### RECORDS TO USE ###

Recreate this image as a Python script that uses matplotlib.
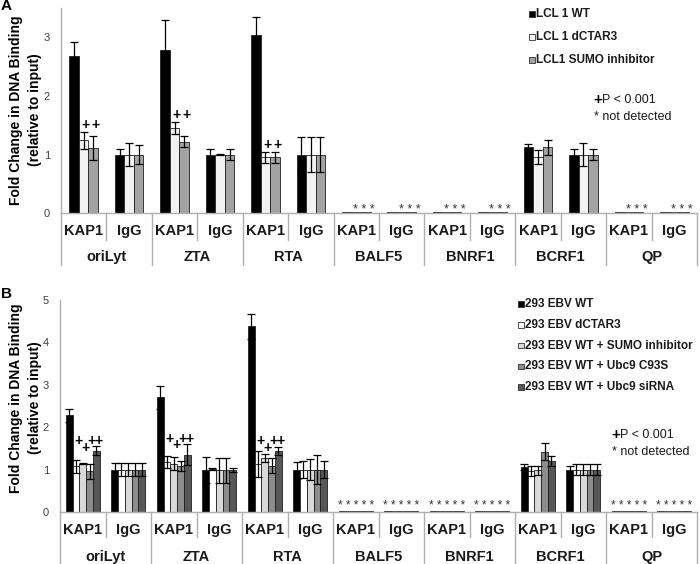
import matplotlib
matplotlib.use("Agg")
import matplotlib.pyplot as plt
from matplotlib import transforms
from matplotlib.patches import Rectangle
import numpy as np

plt.rcParams['font.family'] = ['Liberation Sans', 'DejaVu Sans']

genes = ["oriLyt", "ZTA", "RTA", "BALF5", "BNRF1", "BCRF1", "QP"]
antibodies = ["KAP1", "IgG"]

# panel A - 14 groups: (gene, antibody) pairs
a_labels = ["LCL 1 WT", "LCL 1 dCTAR3", "LCL1 SUMO inhibitor"]
a_colors = ["#000000", "#f2f2f2", "#a3a3a3"]
a_vals = [
    [2.67, 1.00, 2.77, 1.00, 3.03, 1.00, 0.015, 0.015, 0.015, 0.015, 1.13, 0.99, 0.015, 0.015],
    [1.24, 1.00, 1.45, 1.00, 0.95, 1.00, 0.015, 0.015, 0.015, 0.015, 0.95, 1.00, 0.015, 0.015],
    [1.11, 1.00, 1.22, 1.00, 0.95, 1.00, 0.015, 0.015, 0.015, 0.015, 1.12, 1.00, 0.015, 0.015],
]
a_errs = [
    [0.25, 0.10, 0.51, 0.10, 0.31, 0.30, 0, 0, 0, 0, 0.05, 0.11, 0, 0],
    [0.14, 0.20, 0.10, 0.01, 0.09, 0.30, 0, 0, 0, 0, 0.12, 0.20, 0, 0],
    [0.20, 0.17, 0.10, 0.10, 0.09, 0.30, 0, 0, 0, 0, 0.12, 0.10, 0, 0],
]
a_sig_groups = [0, 2, 4]
a_sig_series = [1, 2]
a_nd_groups = [6, 7, 8, 9, 12, 13]

# panel B
b_labels = ["293 EBV WT", "293 EBV dCTAR3", "293 EBV WT + SUMO inhibitor",
            "293 EBV WT + Ubc9 C93S", "293 EBV WT + Ubc9 siRNA"]
b_colors = ["#000000", "#ffffff", "#d9d9d9", "#8c8c8c", "#575757"]
b_vals = [
    [2.28, 1.00, 2.71, 0.99, 4.38, 0.99, 0.02, 0.02, 0.02, 0.02, 1.06, 0.98, 0.02, 0.02],
    [1.08, 1.00, 1.18, 1.01, 1.13, 1.00, 0.02, 0.02, 0.02, 0.02, 0.97, 1.00, 0.02, 0.02],
    [1.14, 1.00, 1.14, 0.98, 1.27, 1.00, 0.02, 0.02, 0.02, 0.02, 0.98, 1.00, 0.02, 0.02],
    [0.96, 1.00, 1.08, 0.98, 1.09, 1.00, 0.02, 0.02, 0.02, 0.02, 1.42, 1.00, 0.02, 0.02],
    [1.45, 1.00, 1.35, 0.99, 1.44, 1.00, 0.02, 0.02, 0.02, 0.02, 1.20, 1.00, 0.02, 0.02],
]
b_errs = [
    [0.15, 0.15, 0.27, 0.30, 0.29, 0.20, 0, 0, 0, 0, 0.08, 0.10, 0, 0],
    [0.15, 0.15, 0.15, 0.02, 0.31, 0.20, 0, 0, 0, 0, 0.12, 0.13, 0, 0],
    [0.01, 0.15, 0.15, 0.30, 0.10, 0.24, 0, 0, 0, 0, 0.10, 0.13, 0, 0],
    [0.17, 0.15, 0.12, 0.30, 0.18, 0.35, 0, 0, 0, 0, 0.20, 0.13, 0, 0],
    [0.10, 0.15, 0.25, 0.05, 0.10, 0.20, 0, 0, 0, 0, 0.12, 0.13, 0, 0],
]
b_sig_groups = [0, 2, 4]
b_sig_series = [1, 2, 3, 4]
b_nd_groups = [6, 7, 8, 9, 12, 13]

W, H = 700, 564
fig = plt.figure(figsize=(W / 100, H / 100), dpi=100)

AXIS_GREY = "#b0b0b0"
TICK_GREY = "#404040"


def px_rect(left, top, right, bottom):
    return [left / W, 1 - bottom / H, (right - left) / W, (bottom - top) / H]


def draw_panel(ax, vals, errs, colors, width, ylim, yticks,
               sig_groups, sig_series, nd_groups, stars, star_size, star_dx,
               star_y, lowered, short_px, long_px, lab1_px, lab2_px):
    n = len(vals)
    ngroups = len(vals[0])
    x = np.arange(ngroups) + 0.5
    offsets = (np.arange(n) - (n - 1) / 2) * width
    for i in range(n):
        ax.bar(x + offsets[i], vals[i], width, color=colors[i],
               edgecolor="#202020", linewidth=0.6, zorder=2)
        e = np.array(errs[i])
        m = e > 0
        ax.errorbar(x[m] + offsets[i], np.array(vals[i])[m], yerr=e[m],
                    fmt="none", ecolor="black", elinewidth=0.9,
                    capsize=3, capthick=0.9, zorder=3)

    ax.set_xlim(0, ngroups)
    ax.set_ylim(*ylim)
    ax.set_yticks(yticks)
    ax.set_xticks([])
    ax.tick_params(axis="y", length=0, pad=8, labelsize=8, labelcolor=TICK_GREY)
    for s in ["top", "right"]:
        ax.spines[s].set_visible(False)
    ax.spines["left"].set_color(AXIS_GREY)
    ax.spines["bottom"].set_color(AXIS_GREY)
    ax.spines["left"].set_linewidth(1.0)
    ax.spines["bottom"].set_linewidth(1.0)

    # significance plus signs
    for g in sig_groups:
        top = max(vals[s][g] + errs[s][g] for s in sig_series)
        for k, s in enumerate(sig_series):
            y = top + 0.13
            if lowered and k == 1:
                y -= 0.16
            ax.text(x[g] + offsets[s] + 0.05, y, "+", ha="center", va="center",
                    fontsize=10, fontweight="bold", zorder=4)

    # not detected stars
    for g in nd_groups:
        ax.text(x[g] + star_dx, star_y, stars, ha="center", va="baseline",
                fontsize=star_size, color="#333333", zorder=4)

    # category axis separators and labels
    ax_h = ax.get_position().height * H
    trans = transforms.blended_transform_factory(ax.transData, ax.transAxes)
    for k in range(ngroups + 1):
        depth = long_px if k % 2 == 0 else short_px
        ax.plot([k, k], [0, -depth / ax_h], transform=trans, color=AXIS_GREY,
                lw=1.0, clip_on=False)
    for g in range(ngroups):
        ax.text(x[g], -lab1_px / ax_h, antibodies[g % 2], transform=trans,
                ha="center", va="center", fontsize=10.5, fontweight="bold",
                color="#1a1a1a")
    for j, gene in enumerate(genes):
        ax.text(2 * j + 1, -lab2_px / ax_h, gene, transform=trans,
                ha="center", va="center", fontsize=10.5, fontweight="bold",
                color="#1a1a1a")


def draw_legend(labels, colors, x_px, y0_px, step_px, size_px=5.5):
    for i, (lab, c) in enumerate(zip(labels, colors)):
        yc = y0_px + i * step_px
        fig.patches.append(Rectangle((x_px / W, 1 - (yc + size_px / 2) / H),
                                     size_px / W, size_px / H,
                                     transform=fig.transFigure,
                                     facecolor=c, edgecolor="#303030",
                                     linewidth=0.6))
        fig.text((x_px + size_px + 1.5) / W, 1 - yc / H, lab, ha="left",
                 va="center", fontsize=8.5, fontweight="bold", color="#1a1a1a")


def draw_note(x_px, y_px):
    fig.text(x_px / W, 1 - y_px / H, "+", ha="left", va="center",
             fontsize=11, fontweight="bold")
    fig.text((x_px + 9) / W, 1 - y_px / H, "P < 0.001", ha="left",
             va="center", fontsize=9, color="#1a1a1a")
    fig.text((x_px + 1) / W, 1 - (y_px + 17) / H, "* not detected", ha="left",
             va="center", fontsize=9, color="#1a1a1a")


# panel A
axA = fig.add_axes(px_rect(61, 7.5, 697, 213.3))
draw_panel(axA, a_vals, a_errs, a_colors, 0.21, (0, 3.5), [0, 1, 2, 3],
           a_sig_groups, a_sig_series, a_nd_groups, "* * *", 9, 0.17, 0.0,
           False, 27, 52, 18, 44)

# panel B
axB = fig.add_axes(px_rect(60, 300, 697, 512))
draw_panel(axB, b_vals, b_errs, b_colors, 0.15, (0, 5), [0, 1, 2, 3, 4, 5],
           b_sig_groups, b_sig_series, b_nd_groups, "* * * * *", 8.5, 0.0, 0.07,
           True, 25, 51, 18, 45)

# y labels
for yc in (110, 398):
    fig.text(16 / W, 1 - yc / H, "Fold Change in DNA Binding", rotation=90,
             ha="center", va="center", fontsize=10, fontweight="bold")
    fig.text(35 / W, 1 - yc / H, "(relative to input)", rotation=90,
             ha="center", va="center", fontsize=10, fontweight="bold")

# panel letters
fig.text(1 / W, 1 - 6 / H, "A", ha="left", va="center", fontsize=11, fontweight="bold")
fig.text(1 / W, 1 - 294 / H, "B", ha="left", va="center", fontsize=11, fontweight="bold")

draw_legend(a_labels, a_colors, 529, 14, 23)
draw_legend(b_labels, b_colors, 518, 304, 20.8)
draw_note(593, 100)
draw_note(611, 435)

fig.savefig("out.png", dpi=100)
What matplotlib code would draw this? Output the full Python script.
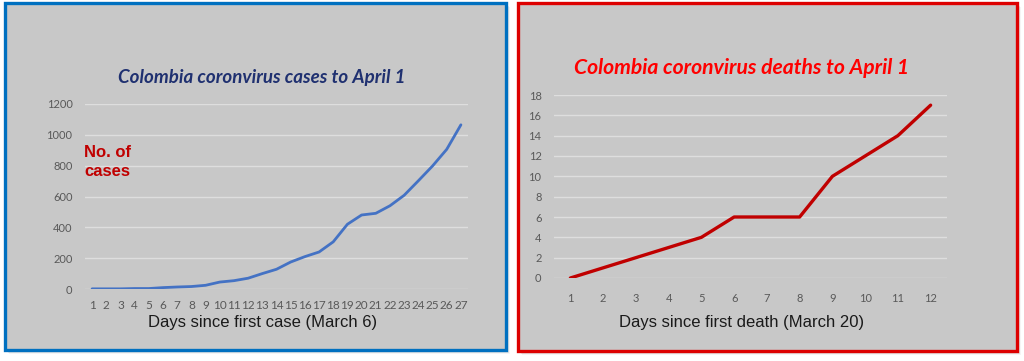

###

## TASK INSTRUCTIONS
Only the lines from the start of the records above through the line containing "a_nd_groups = [6, 7, 8, 9, 12, 13]" should be returned, exactly and with both ends, please; the pictures stay out.

## PROBLEM SOLUTION
Recreate this image as a Python script that uses matplotlib.
import matplotlib
matplotlib.use("Agg")
import matplotlib.pyplot as plt
from matplotlib import transforms
from matplotlib.patches import Rectangle
import numpy as np

plt.rcParams['font.family'] = ['Liberation Sans', 'DejaVu Sans']

genes = ["oriLyt", "ZTA", "RTA", "BALF5", "BNRF1", "BCRF1", "QP"]
antibodies = ["KAP1", "IgG"]

# panel A - 14 groups: (gene, antibody) pairs
a_labels = ["LCL 1 WT", "LCL 1 dCTAR3", "LCL1 SUMO inhibitor"]
a_colors = ["#000000", "#f2f2f2", "#a3a3a3"]
a_vals = [
    [2.67, 1.00, 2.77, 1.00, 3.03, 1.00, 0.015, 0.015, 0.015, 0.015, 1.13, 0.99, 0.015, 0.015],
    [1.24, 1.00, 1.45, 1.00, 0.95, 1.00, 0.015, 0.015, 0.015, 0.015, 0.95, 1.00, 0.015, 0.015],
    [1.11, 1.00, 1.22, 1.00, 0.95, 1.00, 0.015, 0.015, 0.015, 0.015, 1.12, 1.00, 0.015, 0.015],
]
a_errs = [
    [0.25, 0.10, 0.51, 0.10, 0.31, 0.30, 0, 0, 0, 0, 0.05, 0.11, 0, 0],
    [0.14, 0.20, 0.10, 0.01, 0.09, 0.30, 0, 0, 0, 0, 0.12, 0.20, 0, 0],
    [0.20, 0.17, 0.10, 0.10, 0.09, 0.30, 0, 0, 0, 0, 0.12, 0.10, 0, 0],
]
a_sig_groups = [0, 2, 4]
a_sig_series = [1, 2]
a_nd_groups = [6, 7, 8, 9, 12, 13]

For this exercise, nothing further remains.